** begin Information supplied **

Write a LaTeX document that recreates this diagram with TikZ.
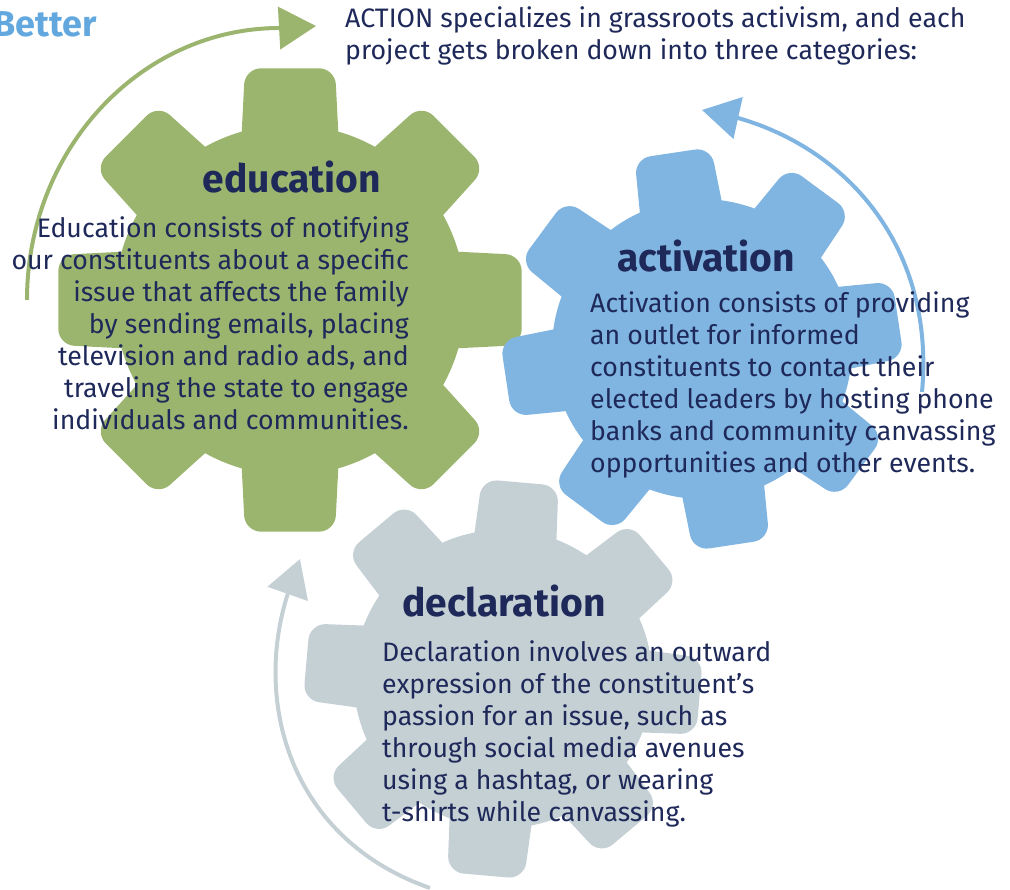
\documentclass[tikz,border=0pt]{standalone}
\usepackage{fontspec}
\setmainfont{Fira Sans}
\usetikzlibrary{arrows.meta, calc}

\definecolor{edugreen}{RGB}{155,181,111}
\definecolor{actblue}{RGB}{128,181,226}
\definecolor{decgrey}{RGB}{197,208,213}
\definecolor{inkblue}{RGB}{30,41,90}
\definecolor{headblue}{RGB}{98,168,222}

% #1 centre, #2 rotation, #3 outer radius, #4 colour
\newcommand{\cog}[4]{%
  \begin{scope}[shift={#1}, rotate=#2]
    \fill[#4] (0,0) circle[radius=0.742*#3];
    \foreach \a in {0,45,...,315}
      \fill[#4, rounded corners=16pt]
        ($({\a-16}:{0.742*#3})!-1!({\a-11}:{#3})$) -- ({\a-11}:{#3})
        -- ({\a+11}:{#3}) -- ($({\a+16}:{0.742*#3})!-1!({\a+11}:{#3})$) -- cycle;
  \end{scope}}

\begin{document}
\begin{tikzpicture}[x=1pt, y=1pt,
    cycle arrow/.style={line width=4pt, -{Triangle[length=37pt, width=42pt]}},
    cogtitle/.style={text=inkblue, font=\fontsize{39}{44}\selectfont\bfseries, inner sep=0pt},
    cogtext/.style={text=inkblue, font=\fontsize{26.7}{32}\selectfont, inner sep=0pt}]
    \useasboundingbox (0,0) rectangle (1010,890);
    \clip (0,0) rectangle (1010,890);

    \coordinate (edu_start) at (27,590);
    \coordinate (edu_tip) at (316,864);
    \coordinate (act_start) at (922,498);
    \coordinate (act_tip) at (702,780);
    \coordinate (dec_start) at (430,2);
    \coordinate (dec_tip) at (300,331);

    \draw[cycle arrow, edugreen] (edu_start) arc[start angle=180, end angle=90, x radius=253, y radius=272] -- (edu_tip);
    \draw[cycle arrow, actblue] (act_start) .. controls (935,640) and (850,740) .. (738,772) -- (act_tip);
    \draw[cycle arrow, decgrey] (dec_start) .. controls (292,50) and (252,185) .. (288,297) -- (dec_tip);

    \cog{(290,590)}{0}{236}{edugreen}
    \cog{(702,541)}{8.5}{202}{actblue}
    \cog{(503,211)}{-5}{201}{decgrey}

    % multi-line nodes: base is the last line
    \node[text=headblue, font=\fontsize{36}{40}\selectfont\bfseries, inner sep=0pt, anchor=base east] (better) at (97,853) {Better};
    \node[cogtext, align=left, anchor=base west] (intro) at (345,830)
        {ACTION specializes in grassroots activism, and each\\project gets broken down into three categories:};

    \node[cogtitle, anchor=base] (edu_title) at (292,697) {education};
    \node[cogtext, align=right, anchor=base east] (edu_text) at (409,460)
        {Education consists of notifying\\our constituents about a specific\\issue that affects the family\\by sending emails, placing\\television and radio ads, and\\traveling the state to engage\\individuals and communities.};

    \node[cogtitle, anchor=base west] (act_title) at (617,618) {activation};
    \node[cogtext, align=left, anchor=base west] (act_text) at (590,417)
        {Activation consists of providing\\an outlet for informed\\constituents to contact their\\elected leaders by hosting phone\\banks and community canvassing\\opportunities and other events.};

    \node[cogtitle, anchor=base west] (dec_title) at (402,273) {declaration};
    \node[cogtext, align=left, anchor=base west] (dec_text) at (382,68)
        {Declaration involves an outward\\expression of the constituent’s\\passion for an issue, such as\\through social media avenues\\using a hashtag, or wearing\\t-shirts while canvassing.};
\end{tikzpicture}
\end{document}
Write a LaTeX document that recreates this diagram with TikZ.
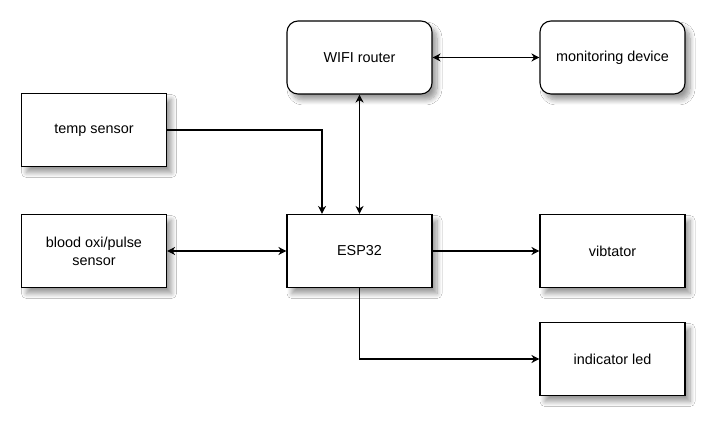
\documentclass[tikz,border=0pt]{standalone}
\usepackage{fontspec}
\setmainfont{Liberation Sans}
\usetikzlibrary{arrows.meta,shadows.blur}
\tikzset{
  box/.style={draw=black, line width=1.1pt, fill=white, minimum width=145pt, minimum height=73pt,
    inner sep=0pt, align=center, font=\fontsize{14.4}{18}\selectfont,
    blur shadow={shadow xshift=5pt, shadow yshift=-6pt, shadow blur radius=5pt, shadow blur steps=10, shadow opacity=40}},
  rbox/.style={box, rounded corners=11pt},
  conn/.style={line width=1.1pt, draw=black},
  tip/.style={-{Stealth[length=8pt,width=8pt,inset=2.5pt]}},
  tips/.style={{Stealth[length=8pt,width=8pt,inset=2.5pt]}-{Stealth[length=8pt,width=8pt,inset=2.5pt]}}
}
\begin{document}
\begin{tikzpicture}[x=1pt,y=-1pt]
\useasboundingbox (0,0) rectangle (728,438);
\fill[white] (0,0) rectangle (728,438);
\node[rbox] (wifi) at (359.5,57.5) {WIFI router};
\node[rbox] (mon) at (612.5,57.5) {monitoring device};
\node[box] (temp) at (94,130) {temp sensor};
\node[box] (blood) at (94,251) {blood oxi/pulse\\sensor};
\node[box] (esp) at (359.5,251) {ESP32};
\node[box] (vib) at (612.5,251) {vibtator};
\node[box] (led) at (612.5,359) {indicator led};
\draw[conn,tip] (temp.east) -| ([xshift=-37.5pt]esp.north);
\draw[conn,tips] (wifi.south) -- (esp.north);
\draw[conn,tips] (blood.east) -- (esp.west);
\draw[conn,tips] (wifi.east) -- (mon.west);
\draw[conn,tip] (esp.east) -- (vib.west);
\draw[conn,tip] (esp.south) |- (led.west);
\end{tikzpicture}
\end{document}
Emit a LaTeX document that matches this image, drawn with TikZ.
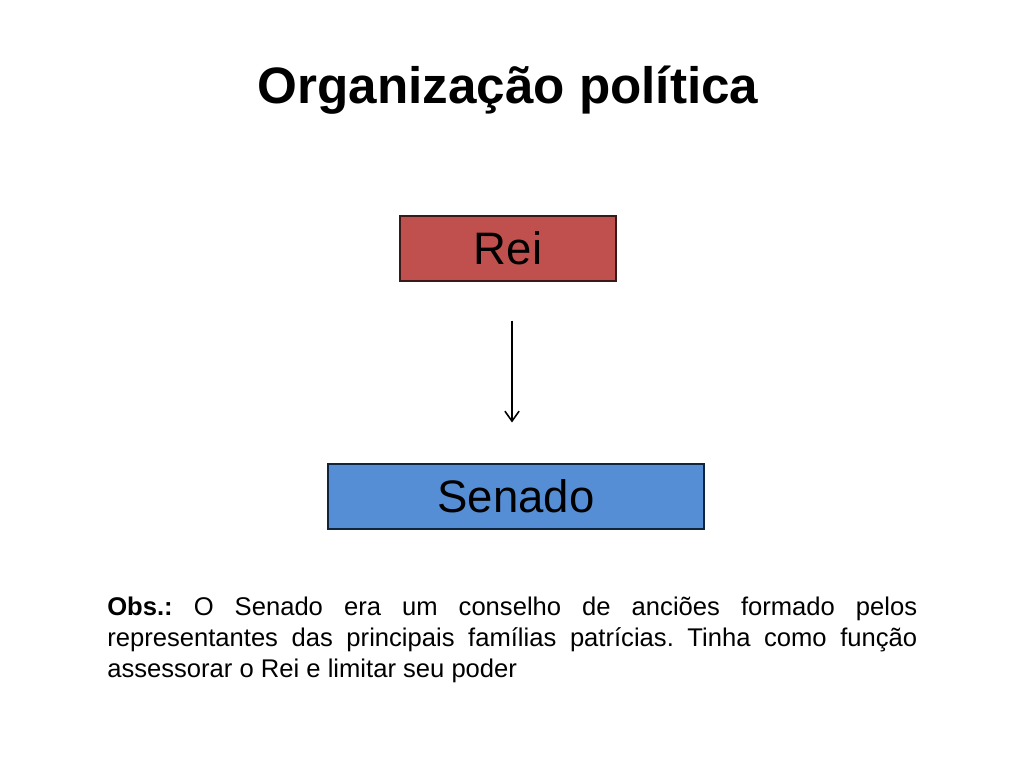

** end Information supplied **

Aim: The records above must be printed exactly; the pictures stay out.

The answer:
Write a LaTeX document that recreates this diagram with TikZ.
\documentclass[tikz,border=0pt]{standalone}
\usepackage{fontspec}
\setmainfont{Fira Sans}
\usetikzlibrary{arrows.meta, calc}

\definecolor{edugreen}{RGB}{155,181,111}
\definecolor{actblue}{RGB}{128,181,226}
\definecolor{decgrey}{RGB}{197,208,213}
\definecolor{inkblue}{RGB}{30,41,90}
\definecolor{headblue}{RGB}{98,168,222}

% #1 centre, #2 rotation, #3 outer radius, #4 colour
\newcommand{\cog}[4]{%
  \begin{scope}[shift={#1}, rotate=#2]
    \fill[#4] (0,0) circle[radius=0.742*#3];
    \foreach \a in {0,45,...,315}
      \fill[#4, rounded corners=16pt]
        ($({\a-16}:{0.742*#3})!-1!({\a-11}:{#3})$) -- ({\a-11}:{#3})
        -- ({\a+11}:{#3}) -- ($({\a+16}:{0.742*#3})!-1!({\a+11}:{#3})$) -- cycle;
  \end{scope}}

\begin{document}
\begin{tikzpicture}[x=1pt, y=1pt,
    cycle arrow/.style={line width=4pt, -{Triangle[length=37pt, width=42pt]}},
    cogtitle/.style={text=inkblue, font=\fontsize{39}{44}\selectfont\bfseries, inner sep=0pt},
    cogtext/.style={text=inkblue, font=\fontsize{26.7}{32}\selectfont, inner sep=0pt}]
    \useasboundingbox (0,0) rectangle (1010,890);
    \clip (0,0) rectangle (1010,890);

    \coordinate (edu_start) at (27,590);
    \coordinate (edu_tip) at (316,864);
    \coordinate (act_start) at (922,498);
    \coordinate (act_tip) at (702,780);
    \coordinate (dec_start) at (430,2);
    \coordinate (dec_tip) at (300,331);

    \draw[cycle arrow, edugreen] (edu_start) arc[start angle=180, end angle=90, x radius=253, y radius=272] -- (edu_tip);
    \draw[cycle arrow, actblue] (act_start) .. controls (935,640) and (850,740) .. (738,772) -- (act_tip);
    \draw[cycle arrow, decgrey] (dec_start) .. controls (292,50) and (252,185) .. (288,297) -- (dec_tip);

    \cog{(290,590)}{0}{236}{edugreen}
    \cog{(702,541)}{8.5}{202}{actblue}
    \cog{(503,211)}{-5}{201}{decgrey}

    % multi-line nodes: base is the last line
    \node[text=headblue, font=\fontsize{36}{40}\selectfont\bfseries, inner sep=0pt, anchor=base east] (better) at (97,853) {Better};
    \node[cogtext, align=left, anchor=base west] (intro) at (345,830)
        {ACTION specializes in grassroots activism, and each\\project gets broken down into three categories:};

    \node[cogtitle, anchor=base] (edu_title) at (292,697) {education};
    \node[cogtext, align=right, anchor=base east] (edu_text) at (409,460)
        {Education consists of notifying\\our constituents about a specific\\issue that affects the family\\by sending emails, placing\\television and radio ads, and\\traveling the state to engage\\individuals and communities.};

    \node[cogtitle, anchor=base west] (act_title) at (617,618) {activation};
    \node[cogtext, align=left, anchor=base west] (act_text) at (590,417)
        {Activation consists of providing\\an outlet for informed\\constituents to contact their\\elected leaders by hosting phone\\banks and community canvassing\\opportunities and other events.};

    \node[cogtitle, anchor=base west] (dec_title) at (402,273) {declaration};
    \node[cogtext, align=left, anchor=base west] (dec_text) at (382,68)
        {Declaration involves an outward\\expression of the constituent’s\\passion for an issue, such as\\through social media avenues\\using a hashtag, or wearing\\t-shirts while canvassing.};
\end{tikzpicture}
\end{document}
Write a LaTeX document that recreates this diagram with TikZ.
\documentclass[tikz,border=0pt]{standalone}
\usepackage{fontspec}
\setmainfont{Liberation Sans}
\usetikzlibrary{arrows.meta,shadows.blur}
\tikzset{
  box/.style={draw=black, line width=1.1pt, fill=white, minimum width=145pt, minimum height=73pt,
    inner sep=0pt, align=center, font=\fontsize{14.4}{18}\selectfont,
    blur shadow={shadow xshift=5pt, shadow yshift=-6pt, shadow blur radius=5pt, shadow blur steps=10, shadow opacity=40}},
  rbox/.style={box, rounded corners=11pt},
  conn/.style={line width=1.1pt, draw=black},
  tip/.style={-{Stealth[length=8pt,width=8pt,inset=2.5pt]}},
  tips/.style={{Stealth[length=8pt,width=8pt,inset=2.5pt]}-{Stealth[length=8pt,width=8pt,inset=2.5pt]}}
}
\begin{document}
\begin{tikzpicture}[x=1pt,y=-1pt]
\useasboundingbox (0,0) rectangle (728,438);
\fill[white] (0,0) rectangle (728,438);
\node[rbox] (wifi) at (359.5,57.5) {WIFI router};
\node[rbox] (mon) at (612.5,57.5) {monitoring device};
\node[box] (temp) at (94,130) {temp sensor};
\node[box] (blood) at (94,251) {blood oxi/pulse\\sensor};
\node[box] (esp) at (359.5,251) {ESP32};
\node[box] (vib) at (612.5,251) {vibtator};
\node[box] (led) at (612.5,359) {indicator led};
\draw[conn,tip] (temp.east) -| ([xshift=-37.5pt]esp.north);
\draw[conn,tips] (wifi.south) -- (esp.north);
\draw[conn,tips] (blood.east) -- (esp.west);
\draw[conn,tips] (wifi.east) -- (mon.west);
\draw[conn,tip] (esp.east) -- (vib.west);
\draw[conn,tip] (esp.south) |- (led.west);
\end{tikzpicture}
\end{document}
Emit a LaTeX document that matches this image, drawn with TikZ.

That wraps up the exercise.